-- INFORMATION SHOWN --

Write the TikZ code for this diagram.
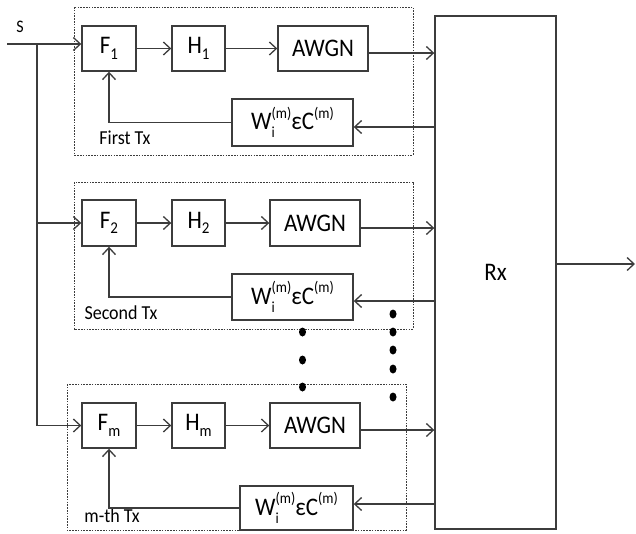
\documentclass[tikz,border=0pt]{standalone}
\usepackage{fontspec}
\setmainfont{Carlito}
\usetikzlibrary{arrows.meta,shapes.geometric}
\definecolor{ln}{HTML}{3C3C3C}
\tikzset{
  blk/.style={draw=ln, line width=1.4pt, minimum height=45pt, inner sep=0pt, font=\fontsize{23}{23}\selectfont},
  grp/.style={draw=ln, line width=0.9pt, dash pattern=on 1.6pt off 1.2pt},
  con/.style={draw=ln, line width=1.3pt},
  arr/.style={con, -{Straight Barb[length=7pt,width=13pt,line width=1.3pt]}},
  lbl/.style={inner sep=0pt, font=\fontsize{18}{18}\selectfont},
  dotm/.style={fill=black, ellipse, minimum width=7pt, minimum height=9pt, inner sep=0pt},
}
\newcommand{\sy}[1]{\scalebox{1}[1.1]{#1}}
\newcommand{\smf}{\fontsize{14}{14}\selectfont}
\newcommand{\wlabel}{\sy{W\rlap{\raisebox{-0.65ex}{\smf i}}\raisebox{0.95ex}{\smf (m)}εC\raisebox{0.95ex}{\smf (m)}}}
\newcommand{\sub}[2]{\sy{#1\raisebox{-0.45ex}{\fontsize{15}{15}\selectfont #2}}}
\begin{document}
\begin{tikzpicture}[x=1pt,y=-1pt]
\useasboundingbox (0,0) rectangle (636,533);
% group boxes
\draw[grp] (74,7) rectangle (413,155);
\draw[grp] (74,182) rectangle (413,329);
\draw[grp] (67,384) rectangle (406,530);
% Rx
\node[blk, minimum width=121pt, minimum height=513pt] (rx) at (495.5,272.5) {\sy{Rx}};
% row 1
\node[blk, minimum width=54pt] (f1) at (109,48.5) {\sub{F}{1}};
\node[blk, minimum width=53pt] (h1) at (198.5,48.5) {\sub{H}{1}};
\node[blk, minimum width=90pt] (a1) at (323,48.5) {\sy{AWGN}};
\node[blk, minimum width=121pt, minimum height=47pt] (w1) at (292.5,122.5) {\wlabel};
% row 2
\node[blk, minimum width=54pt, minimum height=46pt] (f2) at (109,223) {\sub{F}{2}};
\node[blk, minimum width=53pt, minimum height=46pt] (h2) at (198.5,223) {\sub{H}{2}};
\node[blk, minimum width=90pt, minimum height=46pt] (a2) at (315,223) {\sy{AWGN}};
\node[blk, minimum width=121pt, minimum height=46pt] (w2) at (292.5,297) {\wlabel};
% row 3
\node[blk, minimum width=54pt] (f3) at (109,425.5) {\sub{F}{m}};
\node[blk, minimum width=53pt] (h3) at (198.5,425.5) {\sub{H}{m}};
\node[blk, minimum width=90pt] (a3) at (315,425.5) {\sy{AWGN}};
\node[blk, minimum width=113pt, minimum height=44pt] (w3) at (296.5,508) {\wlabel};
% labels
\node[lbl, font=\fontsize{16}{16}\selectfont] (s) at (20,27) {\sy{S}};
\node[lbl] (t1) at (125,138) {\sy{First Tx}};
\node[lbl] (t2) at (121,313) {\sy{Second Tx}};
\node[lbl] (t3) at (112,516) {\sy{m-th Tx}};
% input
\coordinate (in) at (7,44);
\coordinate (br) at (37,44);
\draw[arr] (in) -- (in -| f1.west);
\draw[con] (br) -- (br |- f3.west);
\draw[arr] (br |- f2.west) -- (f2.west);
\draw[arr] (br |- f3.west) -- (f3.west);
% forward chains
\draw[arr] (f1) -- (h1);
\draw[arr] (h1) -- (a1);
\draw[arr] (f2) -- (h2);
\draw[arr] (h2) -- (a2);
\draw[arr] (f3) -- (h3);
\draw[arr] (h3) -- (a3);
% to Rx
\coordinate (o1) at (368,53);
\coordinate (o2) at (360,228);
\coordinate (o3) at (360,430);
\draw[arr] (o1) -- (o1 -| rx.west);
\draw[arr] (o2) -- (o2 -| rx.west);
\draw[arr] (o3) -- (o3 -| rx.west);
% feedback from Rx
\coordinate (r1) at (435,127);
\coordinate (r2) at (435,301);
\coordinate (r3) at (435,504);
\draw[arr] (r1) -- (r1 -| w1.east);
\draw[arr] (r2) -- (r2 -| w2.east);
\draw[arr] (r3) -- (r3 -| w3.east);
% feedback to F
\draw[arr] (w1.west) -| (f1.south);
\draw[arr] (w2.west) -| (f2.south);
\draw[arr] (w3.west) -| (f3.south);
% output
\coordinate (out) at (635,264);
\draw[arr] (out -| rx.east) -- (out);
% dots
\foreach \y in {332,360,387} \node[dotm] at (302.5,\y) {};
\foreach \y in {314,332,350,369,397} \node[dotm] at (393,\y) {};
\end{tikzpicture}
\end{document}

-- REQUIREMENT --
Leave out all pictures, then copy the remaining material exactly.

-- TASK ANSWER --
Write the TikZ code for this diagram.
\documentclass[tikz,border=0pt]{standalone}
\usepackage{fontspec}
\setmainfont{Carlito}
\usetikzlibrary{arrows.meta,shapes.geometric}
\definecolor{ln}{HTML}{3C3C3C}
\tikzset{
  blk/.style={draw=ln, line width=1.4pt, minimum height=45pt, inner sep=0pt, font=\fontsize{23}{23}\selectfont},
  grp/.style={draw=ln, line width=0.9pt, dash pattern=on 1.6pt off 1.2pt},
  con/.style={draw=ln, line width=1.3pt},
  arr/.style={con, -{Straight Barb[length=7pt,width=13pt,line width=1.3pt]}},
  lbl/.style={inner sep=0pt, font=\fontsize{18}{18}\selectfont},
  dotm/.style={fill=black, ellipse, minimum width=7pt, minimum height=9pt, inner sep=0pt},
}
\newcommand{\sy}[1]{\scalebox{1}[1.1]{#1}}
\newcommand{\smf}{\fontsize{14}{14}\selectfont}
\newcommand{\wlabel}{\sy{W\rlap{\raisebox{-0.65ex}{\smf i}}\raisebox{0.95ex}{\smf (m)}εC\raisebox{0.95ex}{\smf (m)}}}
\newcommand{\sub}[2]{\sy{#1\raisebox{-0.45ex}{\fontsize{15}{15}\selectfont #2}}}
\begin{document}
\begin{tikzpicture}[x=1pt,y=-1pt]
\useasboundingbox (0,0) rectangle (636,533);
% group boxes
\draw[grp] (74,7) rectangle (413,155);
\draw[grp] (74,182) rectangle (413,329);
\draw[grp] (67,384) rectangle (406,530);
% Rx
\node[blk, minimum width=121pt, minimum height=513pt] (rx) at (495.5,272.5) {\sy{Rx}};
% row 1
\node[blk, minimum width=54pt] (f1) at (109,48.5) {\sub{F}{1}};
\node[blk, minimum width=53pt] (h1) at (198.5,48.5) {\sub{H}{1}};
\node[blk, minimum width=90pt] (a1) at (323,48.5) {\sy{AWGN}};
\node[blk, minimum width=121pt, minimum height=47pt] (w1) at (292.5,122.5) {\wlabel};
% row 2
\node[blk, minimum width=54pt, minimum height=46pt] (f2) at (109,223) {\sub{F}{2}};
\node[blk, minimum width=53pt, minimum height=46pt] (h2) at (198.5,223) {\sub{H}{2}};
\node[blk, minimum width=90pt, minimum height=46pt] (a2) at (315,223) {\sy{AWGN}};
\node[blk, minimum width=121pt, minimum height=46pt] (w2) at (292.5,297) {\wlabel};
% row 3
\node[blk, minimum width=54pt] (f3) at (109,425.5) {\sub{F}{m}};
\node[blk, minimum width=53pt] (h3) at (198.5,425.5) {\sub{H}{m}};
\node[blk, minimum width=90pt] (a3) at (315,425.5) {\sy{AWGN}};
\node[blk, minimum width=113pt, minimum height=44pt] (w3) at (296.5,508) {\wlabel};
% labels
\node[lbl, font=\fontsize{16}{16}\selectfont] (s) at (20,27) {\sy{S}};
\node[lbl] (t1) at (125,138) {\sy{First Tx}};
\node[lbl] (t2) at (121,313) {\sy{Second Tx}};
\node[lbl] (t3) at (112,516) {\sy{m-th Tx}};
% input
\coordinate (in) at (7,44);
\coordinate (br) at (37,44);
\draw[arr] (in) -- (in -| f1.west);
\draw[con] (br) -- (br |- f3.west);
\draw[arr] (br |- f2.west) -- (f2.west);
\draw[arr] (br |- f3.west) -- (f3.west);
% forward chains
\draw[arr] (f1) -- (h1);
\draw[arr] (h1) -- (a1);
\draw[arr] (f2) -- (h2);
\draw[arr] (h2) -- (a2);
\draw[arr] (f3) -- (h3);
\draw[arr] (h3) -- (a3);
% to Rx
\coordinate (o1) at (368,53);
\coordinate (o2) at (360,228);
\coordinate (o3) at (360,430);
\draw[arr] (o1) -- (o1 -| rx.west);
\draw[arr] (o2) -- (o2 -| rx.west);
\draw[arr] (o3) -- (o3 -| rx.west);
% feedback from Rx
\coordinate (r1) at (435,127);
\coordinate (r2) at (435,301);
\coordinate (r3) at (435,504);
\draw[arr] (r1) -- (r1 -| w1.east);
\draw[arr] (r2) -- (r2 -| w2.east);
\draw[arr] (r3) -- (r3 -| w3.east);
% feedback to F
\draw[arr] (w1.west) -| (f1.south);
\draw[arr] (w2.west) -| (f2.south);
\draw[arr] (w3.west) -| (f3.south);
% output
\coordinate (out) at (635,264);
\draw[arr] (out -| rx.east) -- (out);
% dots
\foreach \y in {332,360,387} \node[dotm] at (302.5,\y) {};
\foreach \y in {314,332,350,369,397} \node[dotm] at (393,\y) {};
\end{tikzpicture}
\end{document}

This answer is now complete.